------ MATERIALS PROVIDED

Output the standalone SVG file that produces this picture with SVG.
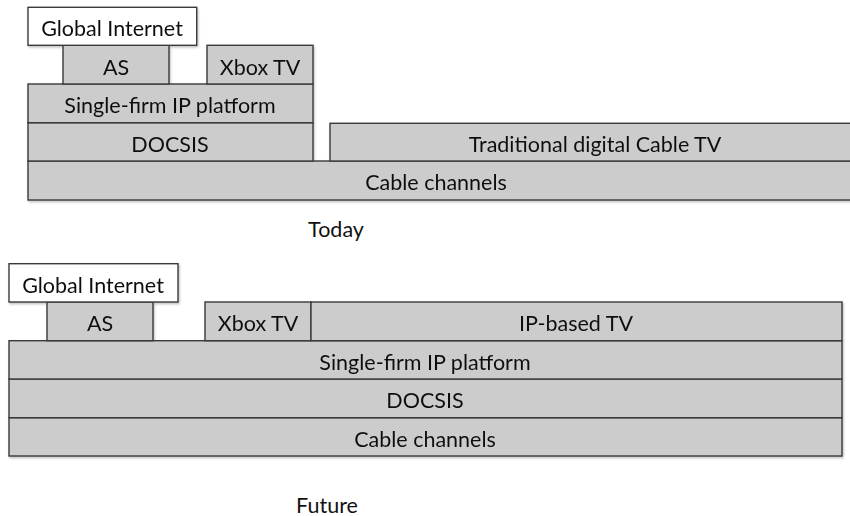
<svg xmlns="http://www.w3.org/2000/svg" width="850" height="516" viewBox="0 0 850 516">
<style>
  .b { fill: #cccccc; stroke: #3a3a3a; stroke-width: 1.4; }
  .w { fill: #ffffff; stroke: #3a3a3a; stroke-width: 1.4; }
  text { font-family: Lato, "Open Sans", "Liberation Sans", sans-serif; font-size: 21.5px; fill: #111; text-anchor: middle; }
</style>
<defs>
  <filter id="sh" x="-5%" y="-20%" width="110%" height="140%">
    <feDropShadow dx="1" dy="1.5" stdDeviation="1" flood-color="#000" flood-opacity="0.25"/>
  </filter>
</defs>
<rect width="850" height="516" fill="#ffffff"/>
<g id="today" filter="url(#sh)">
  <g id="t-cable"><rect class="b" x="28" y="161" width="830" height="39"/><text x="436" y="190">Cable channels</text></g>
  <g id="t-docsis"><rect class="b" x="28" y="122.7" width="285" height="38.3"/><text x="170" y="151.5">DOCSIS</text></g>
  <g id="t-trad"><rect class="b" x="330" y="123.3" width="528" height="37.7"/><text x="595" y="151.5">Traditional digital Cable TV</text></g>
  <g id="t-single"><rect class="b" x="28" y="84" width="285" height="38.7"/><text x="170" y="113">Single-firm IP platform</text></g>
  <g id="t-as"><rect class="b" x="63" y="45.3" width="106" height="38.7"/><text x="116" y="74.5">AS</text></g>
  <g id="t-xbox"><rect class="b" x="207" y="45.3" width="106" height="38.7"/><text x="260" y="74.5">Xbox TV</text></g>
  <g id="t-global"><rect class="w" x="28" y="7.3" width="168.7" height="38"/><text x="112" y="36">Global Internet</text></g>
</g>
<text x="336" y="236.5">Today</text>
<g id="future" filter="url(#sh)">
  <g id="f-cable"><rect class="b" x="9" y="417.7" width="833" height="38.3"/><text x="425" y="446.5">Cable channels</text></g>
  <g id="f-docsis"><rect class="b" x="9" y="379" width="833" height="38.7"/><text x="425" y="408">DOCSIS</text></g>
  <g id="f-single"><rect class="b" x="9" y="340.7" width="833" height="38.3"/><text x="425" y="369.5">Single-firm IP platform</text></g>
  <g id="f-as"><rect class="b" x="47" y="302" width="106" height="38.7"/><text x="100" y="331">AS</text></g>
  <g id="f-xbox"><rect class="b" x="205" y="302" width="106" height="38.7"/><text x="258" y="331">Xbox TV</text></g>
  <g id="f-iptv"><rect class="b" x="311" y="302" width="531" height="38.7"/><text x="576" y="331">IP-based TV</text></g>
  <g id="f-global"><rect class="w" x="9" y="263.7" width="169" height="38.3"/><text x="93" y="292.5">Global Internet</text></g>
</g>
<text x="327" y="512.5">Future</text>
</svg>
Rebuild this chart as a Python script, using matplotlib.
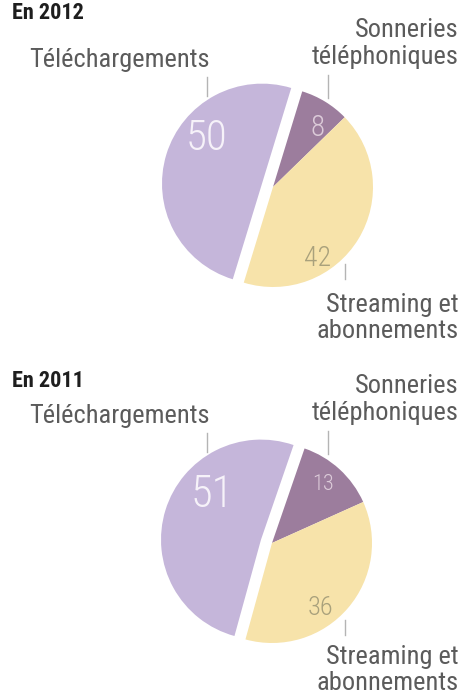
import numpy as np
import matplotlib
matplotlib.use('Agg')
import matplotlib.pyplot as plt

# data
categories = ['Sonneries téléphoniques', 'Streaming et abonnements', 'Téléchargements']
years = ['En 2012', 'En 2011']
values_2012 = [8, 42, 50]
values_2011 = [13, 36, 51]

# colors
colors = ['#9c7d9d', '#f7e3aa', '#c5b6da']
num_colors = ['#dccbd9', '#a9a17c', '#f6f2f9']
text_grey = '#5b5b5b'
line_grey = '#b4b4b4'

W, H = 467, 695
FONT = ['Roboto Condensed', 'DejaVu Sans']


def Y(y):
    # image pixel row -> axes y (up)
    return H - y


fig = plt.figure(figsize=(W / 100, H / 100), dpi=100)
ax = fig.add_axes([0, 0, 1, 1])

# layout for each block: pie centre, start angle, offsets for numbers
blocks = [
    dict(values=values_2012, title=years[0], dy=0, center=(273, 187), start=73,
         num_pos=[(45, -59), (45, 71), (-66, -49)], num_size=[21, 20, 31]),
    dict(values=values_2011, title=years[1], dy=356, center=(272, 543), start=71,
         num_pos=[(51, -58), (48, 65), (-60, -48)], num_size=[16, 19, 32]),
]

for b in blocks:
    cx, cy = b['center']
    ax.pie(b['values'], colors=colors, startangle=b['start'], counterclock=False,
           explode=[0, 0, 11.5], radius=100, center=(cx, Y(cy)),
           wedgeprops=dict(linewidth=0))

    for v, (dx, dy), fs, c in zip(b['values'], b['num_pos'], b['num_size'], num_colors):
        ax.text(cx + dx, Y(cy + dy), str(v), ha='center', va='center',
                fontsize=fs, color=c, family=FONT, fontweight='light')

    d = b['dy']
    ax.text(12, Y(19 + d * 1.035), b['title'], ha='left', va='baseline',
            fontsize=16, fontweight='bold', color='#1e1e1e', family=FONT)

    # category labels
    ax.text(210, Y(67 + d), 'Téléchargements', ha='right', va='baseline',
            fontsize=19, color=text_grey, family=FONT)
    ax.text(459, Y(37 + d), 'Sonneries', ha='right', va='baseline',
            fontsize=19, color=text_grey, family=FONT)
    ax.text(459, Y(64 + d), 'téléphoniques', ha='right', va='baseline',
            fontsize=19, color=text_grey, family=FONT)
    ax.text(459, Y(312 + d * 0.99), 'Streaming et', ha='right', va='baseline',
            fontsize=19, color=text_grey, family=FONT)
    ax.text(459, Y(338 + d * 0.99), 'abonnements', ha='right', va='baseline',
            fontsize=19, color=text_grey, family=FONT)

    # leader lines
    ax.plot([207, 207], [Y(77 + d), Y(96 + d)], color=line_grey, lw=1)
    ax.plot([328, 328], [Y(75 + d), Y(98 + d)], color=line_grey, lw=1)
    ax.plot([345, 345], [Y(264 + d), Y(279 + d)], color=line_grey, lw=1)

ax.set_xlim(0, W)
ax.set_ylim(0, H)
ax.set_aspect('auto')
ax.axis('off')

fig.savefig('out.png', dpi=100)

------------

Keep the pictures out, and extract only the lines that begin at the one containing "Rebuild this chart" and end at the one containing "values_2011 = [13, 36, 51]", inclusive.

Rebuild this chart as a Python script, using matplotlib.
import numpy as np
import matplotlib
matplotlib.use('Agg')
import matplotlib.pyplot as plt

# data
categories = ['Sonneries téléphoniques', 'Streaming et abonnements', 'Téléchargements']
years = ['En 2012', 'En 2011']
values_2012 = [8, 42, 50]
values_2011 = [13, 36, 51]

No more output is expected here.